On the other hand, the HMM procedure has a “built-in” criterion (namely maximization of likelihood) for segmentation order selection. This is not the case for the currently proposed DP procedure: automatic selection of segmentation order is a difficult problem for which we do not have a general solution. Note that this is not a problem with our procedure per se (for example, the same problem must be resolved for Hubert’s procedure). As remarked in (Hubert 1997, 2000), Scheffe’s criterion or BIC can be used to support the user’s judgment. Hence it may be more appropriate to consider our DP procedure (as well as Hubert’s procedure) as exploratory tools, which can be used to limit the set of candidate segmentations from the exponentially large set of all possible segmentations to the set of optimal segmentations (optimality being defined in terms of some precise criterion).
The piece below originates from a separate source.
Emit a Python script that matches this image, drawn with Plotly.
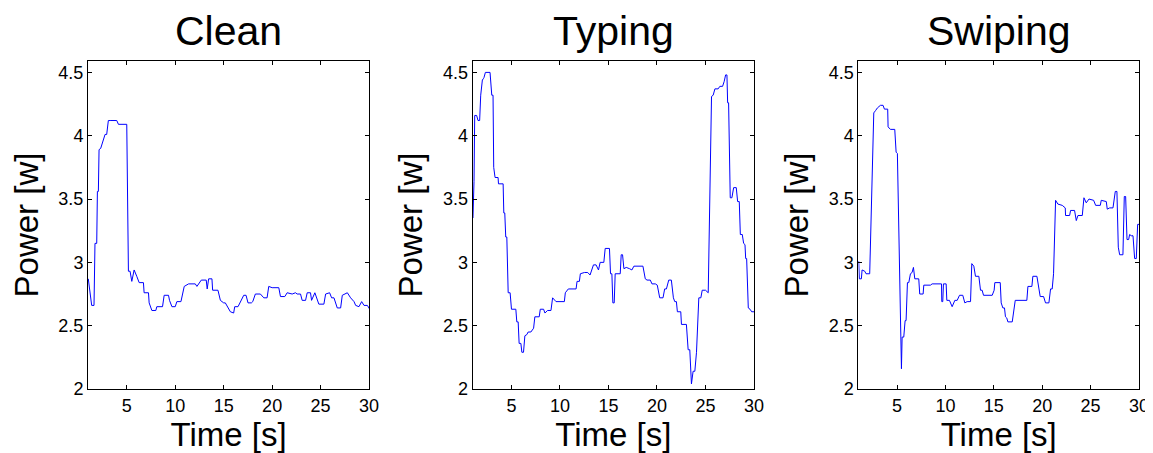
import plotly.graph_objects as go

# ---- data ----
clean_t = [1.03, 1.38, 1.62, 1.72, 1.9, 1.97, 2.07, 2.14, 2.31, 2.48, 2.76, 2.93, 3.1, 3.28, 3.97, 4.14, 5.0,
           5.17, 5.34, 5.52, 5.76, 6.03, 6.28, 6.72, 6.79, 7.24, 7.31, 7.59, 8.0, 8.1, 8.69, 8.86, 9.31, 9.41, 9.66,
           10.0, 10.17, 10.59, 10.69, 10.93, 11.38, 12.07, 12.24, 12.69, 13.2, 13.3, 13.45, 13.79, 13.86, 14.41,
           14.66, 15.0, 15.17, 15.45, 15.69, 16.03, 16.14, 16.48, 16.72, 17.07, 17.31, 17.51, 17.86, 18.0, 18.27,
           18.79, 19.14, 19.48, 19.65, 20.0, 20.69, 20.86, 21.31, 21.55, 22.07, 22.41, 22.58, 22.93, 23.1, 23.45,
           23.62, 23.96, 24.07, 24.41, 24.82, 25.34, 25.52, 25.93, 26.14, 26.38, 26.72, 27.07, 27.24, 27.76, 28.1,
           28.45, 28.62, 28.96, 29.24, 29.48, 29.83, 30.07]
clean_p = [2.87, 2.66, 2.66, 3.15, 3.15, 3.56, 3.56, 3.89, 3.9, 3.94, 4.01, 4.01, 4.12, 4.12, 4.12, 4.09, 4.09,
           2.93, 2.93, 2.85, 2.94, 2.89, 2.84, 2.84, 2.76, 2.76, 2.68, 2.62, 2.62, 2.65, 2.65, 2.74, 2.74, 2.70, 2.65,
           2.65, 2.69, 2.69, 2.72, 2.81, 2.83, 2.83, 2.81, 2.86, 2.86, 2.79, 2.87, 2.87, 2.78, 2.78,
           2.70, 2.68, 2.68, 2.64, 2.61, 2.60, 2.65, 2.65, 2.69, 2.74, 2.74, 2.68, 2.68, 2.69, 2.75,
           2.75, 2.72, 2.72, 2.81, 2.80, 2.80, 2.73, 2.73, 2.76, 2.75, 2.76, 2.75, 2.75, 2.70, 2.70,
           2.76, 2.76, 2.70, 2.76, 2.67, 2.67, 2.75, 2.76, 2.72, 2.72, 2.64, 2.64, 2.74, 2.76, 2.72,
           2.69, 2.66, 2.65, 2.69, 2.66, 2.66, 2.63]

typing_t = [1.03, 1.14, 1.21, 1.41, 1.55, 1.72, 1.83, 2.0, 2.1, 2.17, 2.31, 2.45, 2.79, 2.97, 3.1, 3.17, 3.31,
            3.62, 3.66, 4.14, 4.21, 4.31, 4.41, 4.52, 4.66, 4.86, 5.0, 5.45, 5.55, 5.69, 5.79, 5.97, 6.07, 6.24,
            6.38, 6.59, 6.72, 7.0, 7.28, 7.41, 7.86, 7.97, 8.31, 8.45, 8.72, 9.07, 9.24, 9.59, 10.45, 10.55, 10.86,
            11.66, 11.76, 12.0, 12.1, 12.52, 12.86, 13.1, 13.45, 13.72, 13.97, 14.14, 14.52, 14.66, 15.1, 15.21,
            15.35, 15.45, 15.59, 15.69, 16.0, 16.21, 16.31, 16.45, 16.59, 16.83, 17.17, 17.41, 17.62, 18.55, 18.79,
            18.97, 19.31, 19.48, 19.83, 20.03, 20.28, 20.62, 20.79, 20.97, 21.21, 21.48, 21.69, 21.83, 22.0, 22.1,
            22.45, 22.52, 23.03, 23.21, 23.38, 23.55, 23.72, 23.9, 24.07, 24.31, 24.52, 24.66, 25.0, 25.28, 25.62,
            25.79, 25.97, 26.3, 26.48, 26.76, 26.93, 27.07, 27.21, 27.28, 27.38, 27.55, 27.72, 27.9, 28.17, 28.31,
            28.48, 28.59, 28.79, 28.93, 29.07, 29.14, 29.24, 29.41, 29.59, 29.76, 30.1]
typing_p = [3.35, 3.64, 4.16, 4.16, 4.12, 4.12, 4.32, 4.44, 4.45, 4.46, 4.50, 4.50, 4.50, 4.32, 4.32, 3.75, 3.67,
            3.67, 3.62, 3.62, 3.39, 3.39, 3.20, 3.20, 2.76, 2.76, 2.63, 2.63, 2.53, 2.53, 2.36, 2.36, 2.29, 2.29,
            2.42, 2.43, 2.45, 2.45, 2.48, 2.57, 2.57, 2.63, 2.63, 2.60, 2.62, 2.62, 2.72, 2.69, 2.69, 2.76, 2.79,
            2.79, 2.85, 2.85, 2.91, 2.92, 2.92, 2.90, 2.98, 2.98, 2.94, 3.00, 3.00, 3.11, 3.11, 2.91,
            2.91, 2.68, 2.68, 2.91, 2.91, 2.91, 3.06, 3.06, 2.95, 2.96, 2.95, 2.94, 2.97, 2.97, 2.87,
            2.86, 2.86, 2.83, 2.83, 2.82, 2.72, 2.72, 2.79, 2.79, 2.86, 2.86, 2.72, 2.69, 2.69, 2.61,
            2.61, 2.51, 2.51, 2.31, 2.31, 2.04, 2.14, 2.14, 2.29, 2.72, 2.72, 2.78, 2.78, 2.76, 4.31,
            4.32, 4.37, 4.37, 4.39, 4.39, 4.43, 4.48, 4.48, 4.26, 4.26, 3.51, 3.51, 3.59, 3.59, 3.48,
            3.48, 3.22, 3.22, 3.15, 3.14, 3.03, 3.03, 2.64, 2.63, 2.61, 2.61]

swiping_t = [1.03, 1.1, 1.31, 1.38, 1.66, 1.79, 2.17, 2.59, 2.79, 2.97, 3.28, 3.55, 3.69, 4.03, 4.07, 4.31, 4.76,
             4.9, 5.03, 5.38, 5.45, 5.52, 5.69, 5.83, 5.93, 6.07, 6.21, 6.38, 6.55, 6.69, 6.83, 7.24, 7.34, 7.69,
             7.76, 8.45, 8.62, 9.59, 9.62, 9.72, 9.79, 10.07, 10.14, 10.41, 10.69, 10.97, 11.21, 11.45, 11.79, 12.0,
             12.24, 12.59, 12.72, 12.93, 13.1, 13.45, 13.62, 13.79, 13.93, 14.83, 15.03, 15.1, 15.66, 15.76, 15.93,
             16.1, 16.2, 16.34, 16.45, 16.9, 17.21, 18.41, 18.52, 18.93, 19.03, 19.45, 19.59, 19.79, 20.14, 20.34,
             20.69, 20.86, 21.03, 21.17, 21.38, 21.62, 22.07, 22.38, 22.41, 22.83, 22.93, 23.34, 23.52, 23.69,
             24.14, 24.31, 24.55, 24.83, 25.31, 25.52, 26.0, 26.1, 26.62, 26.72, 26.97, 27.31, 27.55, 27.72, 27.86,
             28.0, 28.34, 28.48, 28.62, 28.76, 28.93, 29.03, 29.2, 29.38, 29.55, 29.72, 29.86, 30.14]
swiping_p = [3.01, 2.87, 2.87, 2.94, 2.93, 2.91, 2.91, 4.18, 4.20, 4.22, 4.24, 4.24, 4.21, 4.21, 4.07, 4.05, 4.05,
             3.87, 3.86, 2.16, 2.16, 2.41, 2.41, 2.54, 2.54, 2.84, 2.84, 2.91, 2.92, 2.96, 2.87, 2.87, 2.75, 2.75,
             2.82, 2.82, 2.83, 2.83, 2.69, 2.69, 2.83, 2.83, 2.70, 2.70, 2.65, 2.70, 2.70, 2.74, 2.74, 2.68,
             2.69, 2.69, 2.99, 2.97, 2.89, 2.89, 2.78, 2.78, 2.74, 2.74, 2.78, 2.84, 2.84, 2.68, 2.64,
             2.64, 2.57, 2.56, 2.53, 2.53, 2.70, 2.70, 2.81, 2.81, 2.89, 2.89, 2.82, 2.73, 2.73, 2.68,
             2.68, 2.79, 2.79, 2.91, 3.49, 3.46, 3.45, 3.43, 3.37, 3.37, 3.41, 3.41, 3.33, 3.37,
             3.37, 3.51, 3.47, 3.50, 3.49, 3.45, 3.45, 3.49, 3.48, 3.42, 3.43, 3.43, 3.56, 3.56, 3.12,
             3.06, 3.06, 3.52, 3.52, 3.18, 3.18, 3.22, 3.21, 3.21, 3.03, 3.03, 3.30, 3.30]

titles = ["Clean", "Typing", "Swiping"]
x_ticks = [5, 10, 15, 20, 25, 30]
y_ticks = [2, 2.5, 3, 3.5, 4, 4.5]
y_tick_text = ["2", "2.5", "3", "3.5", "4", "4.5"]
x_label = "Time [s]"
y_label = "Power [w]"

series = [(clean_t, clean_p), (typing_t, typing_p), (swiping_t, swiping_p)]
domains = [[0.0, 0.2674], [0.366, 0.6337], [0.733, 1.0]]

FONT = "Liberation Sans, Arial, Helvetica, sans-serif"

fig = go.Figure()
# the page body adds an 8px margin, so the figure is 8px smaller than the window
layout = dict(
    width=1145, height=445,
    paper_bgcolor="white", plot_bgcolor="white",
    margin=dict(l=80, r=14, t=53, b=64),
    showlegend=False,
    font=dict(family=FONT, color="black", size=18),
    annotations=[],
)

for i, ((t, p), title, dom) in enumerate(zip(series, titles, domains)):
    n = "" if i == 0 else str(i + 1)
    fig.add_trace(go.Scatter(x=t, y=p, mode="lines",
                             line=dict(color="#0000ff", width=1),
                             xaxis="x" + n, yaxis="y" + n, hoverinfo="skip"))
    layout["xaxis" + n] = dict(
        domain=dom, anchor="y" + n, range=[1, 30], automargin=False,
        tickmode="array", tickvals=x_ticks, ticktext=[str(v) for v in x_ticks],
        ticks="inside", ticklen=4, tickcolor="black", tickwidth=1,
        showline=True, linecolor="black", linewidth=1, mirror="allticks",
        showgrid=False, zeroline=False,
        tickfont=dict(size=18, family=FONT, color="black"),
        title=dict(text=x_label, font=dict(size=33, family=FONT, color="black"), standoff=4),
    )
    layout["yaxis" + n] = dict(
        domain=[0, 1], anchor="x" + n, range=[2, 4.59], automargin=False,
        tickmode="array", tickvals=y_ticks, ticktext=y_tick_text,
        ticks="inside", ticklen=4, tickcolor="black", tickwidth=1,
        showline=True, linecolor="black", linewidth=1, mirror="allticks",
        showgrid=False, zeroline=False,
        tickfont=dict(size=18, family=FONT, color="black"),
        title=dict(text=y_label, font=dict(size=33, family=FONT, color="black"), standoff=10),
    )
    layout["annotations"].append(dict(
        text=title, xref="paper", yref="paper",
        x=(dom[0] + dom[1]) / 2, y=1, xanchor="center", yanchor="bottom",
        yshift=5, showarrow=False,
        font=dict(size=41, family=FONT, color="black"),
    ))

fig.update_layout(**layout)
fig.write_html("out.html")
An additional possibility is to use the DP procedure as an initialization step for the HMM procedure or for more sophisticated approaches, such as Fortin’s Bayesian approach (Fortin et al. 2004).

Finally, it is worth emphasizing that our algorithm can be used to obtain an optimal approximation of a time series by a piecewise constant(or piecewise linear etc.) function. This becomes apparent by looking at Figs. 3, 4, 5, 6, 7, 8 etc. This is the point of view adopted in the data mining literature. In this case the problem of selecting the segmentation order becomes secondary.